Inaugural Summit on Data stresses importance of open data for California

150 150 Christopher Nelson

(photo credit: Phil Ung)

We live in an age where data is all around us, all the time. Whether it’s on the computer in front of us, on the USB stick in our pocket, or beaming through the air between satellites and now-ubiquitous smartphones.

Given our affinity for all things data in our personal lives, it’s alarming just how little most people know or care about what government data is public and how it can be used to inform some of the most important decisions we make each year.

It was in this spirit that California Forward convened an impressive list of those who care about data most in the Golden State in late March, right in the middle of Sunshine Week, to share thoughts and ideas on the many facets of open data and why it’s more important now than ever. This was the inaugural Summit on Data.

Lenny Mendonca, Director Emeritus of McKinsey & Company and Co-Chair of the CA Fwd Leadership Council, opened things up with some succinct commentary on the importance of open data in our state and country’s future.

“Open data and the evolution of that technology has the power to unleash enormous economic value,” Mendonca said, citing a McKinsey study from 2013 that estimated the potential to be around $3 – $5 trillion in fields like health care, energy revision and direct delivery of public services. He also listed advances in campaign finance disclosure accessibility and overall job creation and economic development as significant, tangential effects of embracing the open data movement wholesale across sectors.

[McKinsey furthers this line of research with a 2014 white paper on government’s role in open data, which you can read here]

And if this bird’s eye view wasn’t convincing for those in the audience, a litany of guest speakers gave TED-style talks ranging from five to 15 minutes in length and delved into the minutiae of open data in a range of different fields. Many of them had tables set up in a separate room that would allow for an even deeper dive on one’s own time during lunch or after the event.

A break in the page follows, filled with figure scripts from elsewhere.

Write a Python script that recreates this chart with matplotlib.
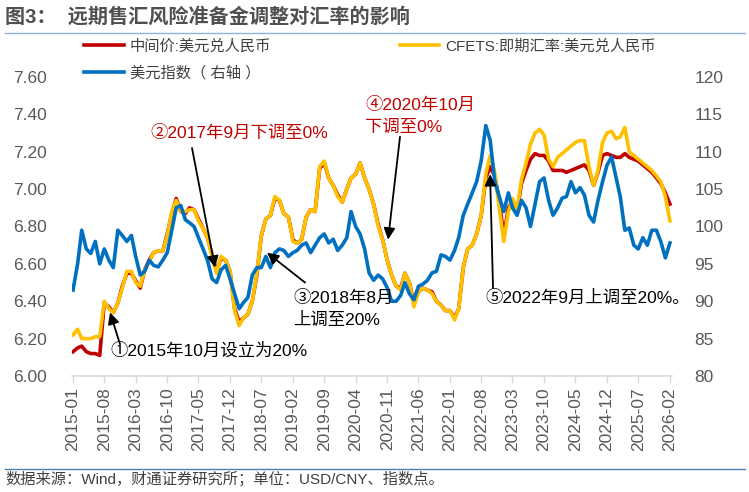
import matplotlib
matplotlib.use("Agg")
import matplotlib.pyplot as plt
import matplotlib.dates as mdates
from matplotlib.lines import Line2D
import numpy as np
import pandas as pd

plt.rcParams['font.family'] = ['Liberation Sans', 'Noto Sans CJK SC', 'DejaVu Sans']

# monthly, 2015-01 .. 2026-02
dates = pd.date_range('2015-01-01', periods=134, freq='MS')

mid_rate = [
    6.13, 6.15, 6.16, 6.13, 6.12, 6.12, 6.11, 6.39, 6.37, 6.34, 6.39, 6.48,
    6.55, 6.55, 6.51, 6.47, 6.57, 6.62, 6.66, 6.67, 6.67, 6.76, 6.87, 6.95,
    6.88, 6.87, 6.90, 6.89, 6.84, 6.79, 6.74, 6.65, 6.56, 6.63, 6.62, 6.56,
    6.36, 6.29, 6.31, 6.33, 6.40, 6.54, 6.75, 6.84, 6.86, 6.95, 6.94, 6.87,
    6.85, 6.73, 6.71, 6.73, 6.85, 6.89, 6.88, 7.11, 7.14, 7.06, 7.02, 6.97,
    6.93, 7.00, 7.06, 7.08, 7.14, 7.06, 7.00, 6.92, 6.81, 6.73, 6.62, 6.54,
    6.48, 6.47, 6.55, 6.50, 6.39, 6.45, 6.47, 6.46, 6.45, 6.40, 6.38, 6.35,
    6.35, 6.31, 6.36, 6.58, 6.68, 6.70, 6.76, 6.86, 7.06, 7.12, 7.07, 6.94,
    6.75, 6.90, 6.94, 6.88, 7.03, 7.10, 7.16, 7.19, 7.18, 7.18, 7.15, 7.10,
    7.10, 7.10, 7.09, 7.10, 7.11, 7.12, 7.13, 7.10, 7.02, 7.09, 7.18, 7.19,
    7.18, 7.17, 7.17, 7.19, 7.17, 7.16, 7.15, 7.13, 7.11, 7.09, 7.06, 7.03,
    6.98, 6.92,
]

spot_rate = [
    6.22, 6.25, 6.20, 6.20, 6.20, 6.21, 6.21, 6.40, 6.36, 6.34, 6.39, 6.47,
    6.56, 6.56, 6.50, 6.48, 6.57, 6.61, 6.66, 6.67, 6.67, 6.75, 6.88, 6.94,
    6.88, 6.88, 6.89, 6.89, 6.83, 6.79, 6.74, 6.64, 6.55, 6.64, 6.62, 6.56,
    6.35, 6.27, 6.31, 6.33, 6.40, 6.55, 6.75, 6.84, 6.86, 6.96, 6.94, 6.87,
    6.85, 6.72, 6.71, 6.73, 6.85, 6.89, 6.88, 7.12, 7.15, 7.06, 7.02, 6.96,
    6.93, 7.00, 7.06, 7.08, 7.14, 7.06, 7.00, 6.92, 6.80, 6.73, 6.62, 6.54,
    6.48, 6.46, 6.55, 6.50, 6.37, 6.45, 6.47, 6.46, 6.44, 6.40, 6.38, 6.35,
    6.35, 6.30, 6.36, 6.58, 6.68, 6.70, 6.76, 6.86, 7.08, 7.18, 7.09, 6.90,
    6.72, 6.88, 6.95, 6.89, 7.05, 7.14, 7.24, 7.30, 7.32, 7.29, 7.16, 7.12,
    7.17, 7.19, 7.21, 7.23, 7.25, 7.26, 7.26, 7.12, 7.02, 7.10, 7.25, 7.30,
    7.31, 7.27, 7.28, 7.33, 7.20, 7.18, 7.16, 7.14, 7.12, 7.10, 7.07, 7.04,
    6.96, 6.83,
]

dxy = [
    91.5, 95.0, 99.5, 97.0, 96.4, 98.0, 95.0, 97.0, 95.5, 94.5, 99.5, 98.8,
    98.0, 98.8, 96.0, 93.5, 94.0, 95.5, 94.8, 94.6, 95.5, 96.5, 99.5, 102.5,
    102.8, 100.9, 100.5, 100.0, 98.5, 97.0, 95.5, 93.0, 92.5, 94.2, 94.8, 93.0,
    91.0, 89.0, 89.8, 90.5, 93.5, 94.5, 94.5, 96.0, 94.5, 96.5, 97.0, 96.8,
    96.0, 96.5, 96.8, 97.5, 97.8, 96.5, 97.5, 98.5, 99.0, 97.8, 98.3, 96.8,
    97.5, 98.5, 102.0, 100.0, 99.0, 97.0, 93.8, 92.8, 93.5, 93.0, 91.8, 90.0,
    90.0, 90.8, 92.5, 91.0, 90.2, 92.0, 92.3, 92.8, 93.8, 94.0, 96.2, 96.0,
    95.5, 96.8, 98.5, 101.5, 103.0, 104.5, 106.0, 108.8, 113.5, 111.5, 106.0, 104.0,
    102.0, 104.5, 102.5, 101.5, 103.5, 102.5, 100.0, 103.0, 106.0, 106.5, 103.5, 101.5,
    102.5, 103.8, 104.0, 106.0, 104.5, 105.2, 104.2, 101.5, 100.6, 103.5, 106.0, 108.2,
    109.3, 106.5, 104.0, 99.5, 99.8, 97.5, 97.0, 98.5, 97.5, 99.5, 99.5, 98.0,
    95.8, 97.8,
]

labels = ['中间价:美元兑人民币', 'CFETS:即期汇率:美元兑人民币', '美元指数（ 右轴 ）']
left_ticks = np.arange(6.0, 7.61, 0.2)
right_ticks = np.arange(80, 121, 5)

RED = '#C00000'
YEL = '#FFC000'
BLUE = '#0070C0'
GRAY = '#595959'

fig = plt.figure(figsize=(7.49, 4.92), dpi=100)
W, H = 749, 492
ax = fig.add_axes([72 / W, 1 - 376 / H, 600 / W, 299 / H])
ax2 = ax.twinx()

l1, = ax.plot(dates, mid_rate, color=RED, lw=2.6)
l2, = ax.plot(dates, spot_rate, color=YEL, lw=2.6)
l3, = ax2.plot(dates, dxy, color=BLUE, lw=2.6)

ax.set_xlim(dates[0] - pd.Timedelta(days=7), dates[-1] + pd.Timedelta(days=14))
ax.set_ylim(6.0, 7.6)
ax2.set_ylim(80, 120)

ax.set_yticks(left_ticks)
ax.set_yticklabels([f'{v:.2f}' for v in left_ticks])
ax2.set_yticks(right_ticks)
ax2.set_yticklabels([f'{v:d}' for v in right_ticks])
ax.set_xticks(dates[::7])
ax.set_xticklabels([d.strftime('%Y-%m') for d in dates[::7]], rotation=90)

for a in (ax, ax2):
    for s in ('top', 'left', 'right'):
        a.spines[s].set_visible(False)
ax2.spines['bottom'].set_visible(False)
ax.spines['bottom'].set_color('#D9D9D9')
ax.spines['bottom'].set_linewidth(1.2)
ax.tick_params(axis='x', colors='#D9D9D9', labelcolor=GRAY, labelsize=12.5,
               length=5, width=1, pad=3)
ax.tick_params(axis='y', length=0, labelcolor=GRAY, labelsize=12.5, pad=18)
ax2.tick_params(axis='y', length=0, labelcolor=GRAY, labelsize=12.5, pad=16)

fig.legend([l1, l3, l2], [labels[0], labels[2], labels[1]], ncol=2,
           loc='upper left', bbox_to_anchor=(84 / W, 1 - 39 / H),
           frameon=False, fontsize=11, labelcolor='#404040',
           handlelength=2.6, handletextpad=0.4, columnspacing=8.4,
           labelspacing=0.8, borderpad=0, borderaxespad=0)

# annotations
tr = ax.transData
notes = [
    ('2015-09-09', 6.34, '2015-11-16', 6.17),
    ('2017-08-21', 6.58, '2017-03-18', 7.22),
    ('2018-08-09', 6.66, '2019-04-24', 6.50),
    ('2020-11-07', 6.73, '2021-01-27', 7.28),
    ('2022-09-30', 7.08, '2022-10-20', 6.47),
]
for hx, hy, tx, ty in notes:
    ax2.annotate('', xy=(mdates.date2num(pd.Timestamp(hx)), hy), xycoords=tr,
                 xytext=(mdates.date2num(pd.Timestamp(tx)), ty), textcoords=tr,
                 arrowprops=dict(arrowstyle='-|>', color='black', lw=1.3,
                                 mutation_scale=17, shrinkA=0, shrinkB=0))

texts = [
    ('2015-09-09', 6.134, '①2015年10月设立为20%', 'black'),
    ('2016-06-06', 7.30, '②2017年9月下调至0%', RED),
    ('2019-02-02', 6.42, '③2018年8月', 'black'),
    ('2019-02-02', 6.30, '上调至20%', 'black'),
    ('2020-06-04', 7.45, '④2020年10月', RED),
    ('2020-06-04', 7.33, '下调至0%', RED),
    ('2022-08-27', 6.42, '⑤2022年9月上调至20%。', 'black'),
]
for x, y, s, c in texts:
    ax2.text(mdates.date2num(pd.Timestamp(x)), y, s, transform=tr, color=c,
             fontsize=12.5, va='center', ha='left')

fig.text(5 / W, 1 - 17 / H, '图3：  远期售汇风险准备金调整对汇率的影响',
         fontsize=14.5, fontweight='bold', color='#505050', va='center', ha='left')
fig.add_artist(Line2D([5 / W, 745 / W], [1 - 33 / H] * 2, color='#8DB3E2', lw=1))
fig.add_artist(Line2D([5 / W, 745 / W], [1 - 469 / H] * 2, color='#4F7FB5', lw=1))
fig.text(5 / W, 1 - 479 / H, '数据来源：Wind，财通证券研究所；单位：USD/CNY、指数点。',
         fontsize=11, color='#404040', va='center', ha='left')

fig.savefig('out.png', dpi=100)
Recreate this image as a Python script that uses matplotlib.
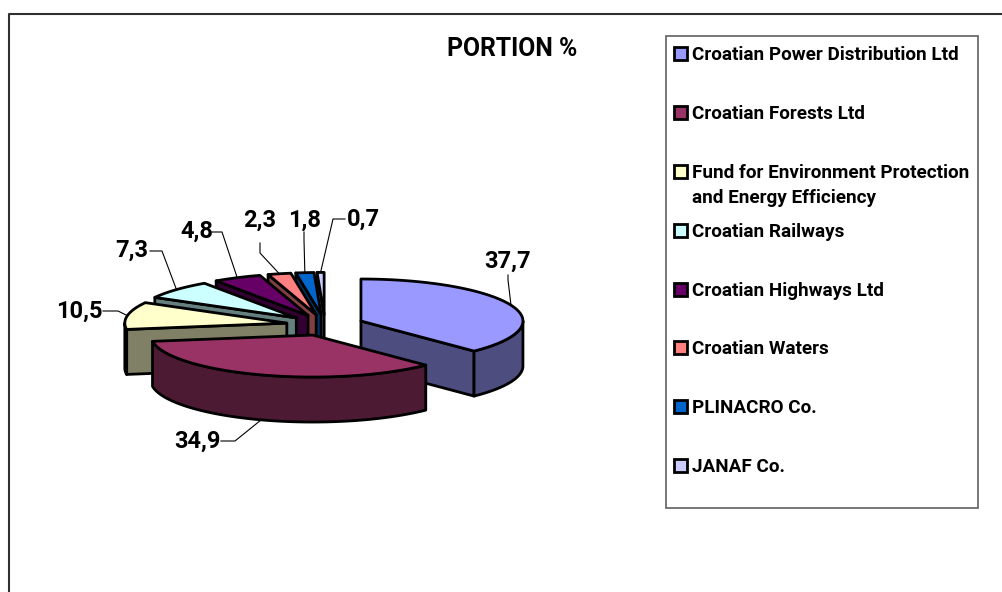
#!/usr/bin/env python3
# -*- coding: utf-8 -*-
import numpy as np
import matplotlib
matplotlib.use('Agg')
import matplotlib.pyplot as plt
from matplotlib.patches import Polygon, Rectangle

plt.rcParams['font.family'] = ['Roboto', 'Liberation Sans', 'DejaVu Sans']

############################## data ##############################
names = ['Croatian Power Distribution Ltd', 'Croatian Forests Ltd',
         'Fund for Environment Protection\nand Energy Efficiency', 'Croatian Railways',
         'Croatian Highways Ltd', 'Croatian Waters', 'PLINACRO Co.', 'JANAF Co.']
values = [37.7, 34.9, 10.5, 7.3, 4.8, 2.3, 1.8, 0.7]
labels = ['37,7', '34,9', '10,5', '7,3', '4,8', '2,3', '1,8', '0,7']
colors = ['#9999FF', '#993366', '#FFFFCC', '#CCFFFF', '#660066', '#FF8080', '#0066CC', '#CCCCFF']
dark = ['#4D4D80', '#4D1A33', '#808066', '#668080', '#330033', '#804040', '#003366', '#666680']

############################## layout (pixels) ##############################
W, H = 1003, 592
CX, CY = 325, 325     # pie centre
A, B = 162, 42        # ellipse radii
DEPTH = 45
EXPLODE_X, EXPLODE_Y = 38.8, 10.6
legend_y = [53, 112, 171, 230, 289, 347, 406, 465]
label_xy = [(508, 261), (197, 441), (79, 311), (132, 250), (197, 231), (260, 220), (305, 220), (363, 219)]
# leader line: start next to the text, elbow, then on to the slice
lead_start = [(508, 275), (221, 441), (103, 311), (150, 251), (212, 232), (260, 243), (304, 232), (345, 219)]
lead_elbow = [(508, 280), (235, 441), (118, 311), (162, 251), (222, 232), (260, 253), (304, 240), (333, 219)]

fig = plt.figure(figsize=(W/100, H/100), dpi=100)
ax = fig.add_axes([0, 0, 1, 1])
ax.set_xlim(0, W)
ax.set_ylim(H, 0)
ax.axis('off')


def rim(theta, ox, oy):
    return ox + A*np.sin(theta), oy - B*np.cos(theta)


edges = np.radians(np.cumsum([0] + values)*3.6)
slices = []
for n in range(len(values)):
    t0, t1 = edges[n], edges[n+1]
    mid = (t0+t1)/2
    ox = CX + EXPLODE_X*np.sin(mid)
    oy = CY - EXPLODE_Y*np.cos(mid)
    slices.append((n, t0, t1, mid, ox, oy))

# back slices first, the big front ones last
lw = 2.0
for n, t0, t1, mid, ox, oy in [slices[i] for i in [7, 6, 5, 4, 3, 2, 0, 1]]:
    th = np.linspace(t0, t1, 80)
    x, y = rim(th, ox, oy)
    # cut faces, only those turned to the viewer
    faces = []
    if t1 < np.pi:
        faces.append(t1)
    if t0 > np.pi:
        faces.append(t0)
    for t in faces:
        ex, ey = rim(t, ox, oy)
        ax.add_patch(Polygon([(ox, oy), (ex, ey), (ex, ey+DEPTH), (ox, oy+DEPTH)], closed=True,
                             fc=dark[n], ec='black', lw=lw, joinstyle='round'))
    # outer wall
    lo, hi = max(t0, np.pi/2), min(t1, 3*np.pi/2)
    if hi > lo:
        tw = np.linspace(lo, hi, 60)
        wx, wy = rim(tw, ox, oy)
        pts = np.r_[np.c_[wx, wy], np.c_[wx, wy+DEPTH][::-1]]
        ax.add_patch(Polygon(pts, closed=True, fc=dark[n], ec='black', lw=lw, joinstyle='round'))
    pts = np.r_[[(ox, oy)], np.c_[x, y]]
    ax.add_patch(Polygon(pts, closed=True, fc=colors[n], ec='black', lw=lw, joinstyle='round'))

# data labels with leader lines
for n, t0, t1, mid, ox, oy in slices:
    ex, ey = rim(mid, ox, oy)
    if n == 1:
        ey = ey + DEPTH   # front slice: the line ends under the wall
    ax.plot([lead_start[n][0], lead_elbow[n][0], ex], [lead_start[n][1], lead_elbow[n][1], ey],
            color='black', lw=0.8, zorder=5)
    ax.text(label_xy[n][0], label_xy[n][1], labels[n], fontsize=17, fontweight='bold',
            ha='center', va='center', zorder=6)

# title
ax.text(512, 49, 'PORTION %', fontsize=17.8, fontweight='bold', ha='center', va='center')

# chart frame and legend box
ax.plot([9, 9, W], [H, 14, 14], color='#303030', lw=1.5)
ax.add_patch(Rectangle((666, 36), 312, 472, fc='white', ec='#606060', lw=1.2))
for n, name in enumerate(names):
    ax.add_patch(Rectangle((674, legend_y[n]-6.5), 13, 13, fc=colors[n], ec='black', lw=2.0))
    for k, line in enumerate(name.split('\n')):
        ax.text(692, legend_y[n]+7+25*k, line, fontsize=13.6, fontweight='bold', ha='left', va='baseline')

fig.savefig('out.png', dpi=100)
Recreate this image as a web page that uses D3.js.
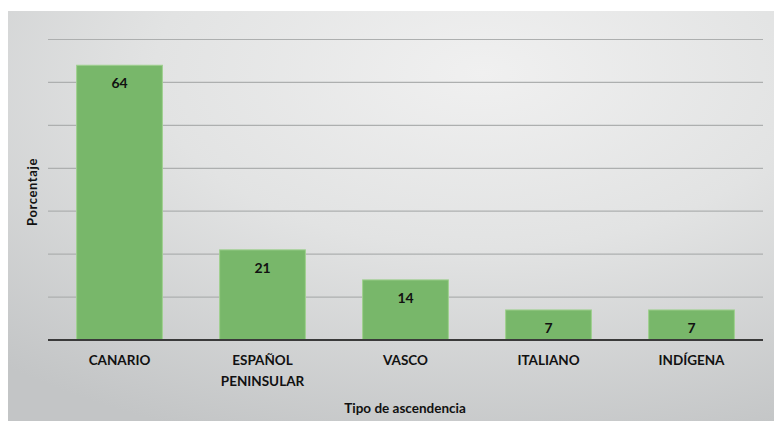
<!DOCTYPE html>
<html>
<head>
  <meta charset="utf-8">
  <title>Tipo de ascendencia</title>
  <script src="https://d3js.org/d3.v7.min.js"></script>
  <style>
    body { margin: 0; background: #fff; }
    text { font-family: Lato, "Open Sans", sans-serif; font-weight: bold; fill: #111; }
  </style>
</head>
<body>
  <div id="chart"></div>
  <script>
    // datos
    var categorias = ["CANARIO", "ESPAÑOL PENINSULAR", "VASCO", "ITALIANO", "INDÍGENA"];
    var porcentajes = [64, 21, 14, 7, 7];
    var ticks = [0, 10, 20, 30, 40, 50, 60, 70];

    var width = 774, height = 421;
    var margin = { left: 48, right: 11, top: 39.5, bottom: 81 };

    var svg = d3.select("#chart").append("svg")
      .attr("width", width)
      .attr("height", height);

    var defs = svg.append("defs");
    var grad = defs.append("radialGradient")
      .attr("id", "fondo")
      .attr("cx", "62%").attr("cy", "15%").attr("r", "95%")
      .attr("fx", "62%").attr("fy", "15%");
    grad.append("stop").attr("offset", "0%").attr("stop-color", "#f0f0f0");
    grad.append("stop").attr("offset", "45%").attr("stop-color", "#e2e3e3");
    grad.append("stop").attr("offset", "100%").attr("stop-color", "#c3c5c6");

    svg.append("rect")
      .attr("x", 8).attr("y", 11)
      .attr("width", width - 8).attr("height", height - 11)
      .attr("fill", "url(#fondo)");

    var x = d3.scaleBand()
      .domain(categorias)
      .range([margin.left, width - margin.right])
      .paddingInner(0.4)
      .paddingOuter(0.2);

    var y = d3.scaleLinear()
      .domain([0, 70])
      .range([height - margin.bottom, margin.top]);

    // lineas de cuadricula
    svg.append("g").selectAll("line")
      .data(ticks.slice(1))
      .enter().append("line")
      .attr("x1", margin.left).attr("x2", width - margin.right)
      .attr("y1", d => y(d)).attr("y2", d => y(d))
      .attr("stroke", "#adafaf")
      .attr("stroke-width", 1.2);

    // barras
    svg.append("g").selectAll("rect")
      .data(porcentajes)
      .enter().append("rect")
      .attr("x", (d, i) => x(categorias[i]))
      .attr("y", d => y(d))
      .attr("width", x.bandwidth())
      .attr("height", d => y(0) - y(d))
      .attr("fill", "#78b76a")
      .attr("stroke", "#9fd08f")
      .attr("stroke-width", 1);

    // etiquetas de valor
    svg.append("g").selectAll("text")
      .data(porcentajes)
      .enter().append("text")
      .attr("x", (d, i) => x(categorias[i]) + x.bandwidth() / 2)
      .attr("y", d => y(d) + 23)
      .attr("text-anchor", "middle")
      .style("font-size", "14px")
      .text(d => d);

    // eje x
    svg.append("line")
      .attr("x1", margin.left).attr("x2", width - margin.right)
      .attr("y1", y(0)).attr("y2", y(0))
      .attr("stroke", "#3a3a3a")
      .attr("stroke-width", 2.2);

    var etiquetas = svg.append("g").selectAll("text")
      .data(categorias)
      .enter().append("text")
      .attr("x", d => x(d) + x.bandwidth() / 2)
      .attr("y", 365)
      .attr("text-anchor", "middle")
      .style("font-size", "13.5px");

    etiquetas.each(function (d) {
      var t = d3.select(this);
      var partes = d === "ESPAÑOL PENINSULAR" ? ["ESPAÑOL", "PENINSULAR"] : [d];
      partes.forEach(function (p, i) {
        t.append("tspan")
          .attr("x", x(d) + x.bandwidth() / 2)
          .attr("dy", i === 0 ? 0 : 21)
          .text(p);
      });
    });

    // titulos de ejes
    svg.append("text")
      .attr("x", 405).attr("y", 413)
      .attr("text-anchor", "middle")
      .style("font-size", "13.5px")
      .text("Tipo de ascendencia");

    svg.append("text")
      .attr("transform", "translate(37,192) rotate(-90)")
      .attr("text-anchor", "middle")
      .style("font-size", "13px")
      .style("letter-spacing", "0.6px")
      .text("Porcentaje");
  </script>
</body>
</html>
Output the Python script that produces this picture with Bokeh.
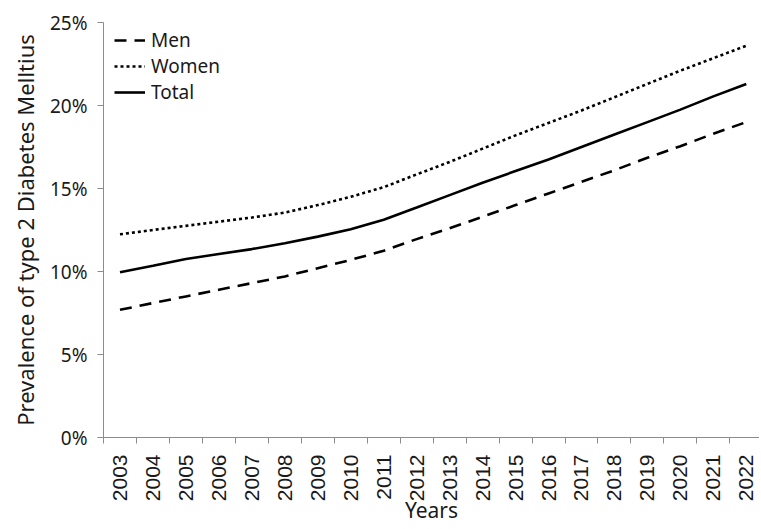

For instance, Mariel Garza, Deputy Editor of the Editorial page for the Sacramento Bee said that  from a paper’s perspective as “end users” of open data, “it’s not just about procuring data, it’s about translating it, using it wisely and keeping it open and free.” This will only result in a more informed public and accountable elected officials, she said.

Nate Levine, the co-founder of OpenGov, drew the distinction between open data and open government: open data is putting it out there whereas open government is adhering to transparency as a principle and making the data useful.

California Assemblymember Phil Ting lead off his segment by saying “government works best when it works for us.” Lea Deesing, the Chief Innovation Officer of the City of Riverside detailed ways in which her city is working for its residents by offering data free of charge, with no licensing fees and only ensuring it adheres to privacy laws.

Yo Yoshida, creator of Appallicious, spoke of having Car Fax but for apartments, which is among several ideas meant to open up building code adherence data after the tragic loss of a friend by falling through stairs in his San Francisco apartment building.

The trend emerging here among these leading minds in data is that having open data is great, but we need more of it. A lot more. Each of them are spearheading efforts, some with institutional support (as is the case in Riverside or from a duo pioneering open civic data in Porto Alegre Brazil) or are being done as entrepreneurial endeavors like those of Yoshida and Levine.

With the trouble facing lawmakers in Sacramento so far in 2014, governments and elected officials from the State Senate to the city councils of the smallest cities in California could stem the tide of dwindling public confidence by embracing open data at all levels.

Not only does it promote accountable and cost-effective governance but as was the other major theme of the day, it presents a stunning array of new economic development and job creation opportunities. In short, everyone is a winner.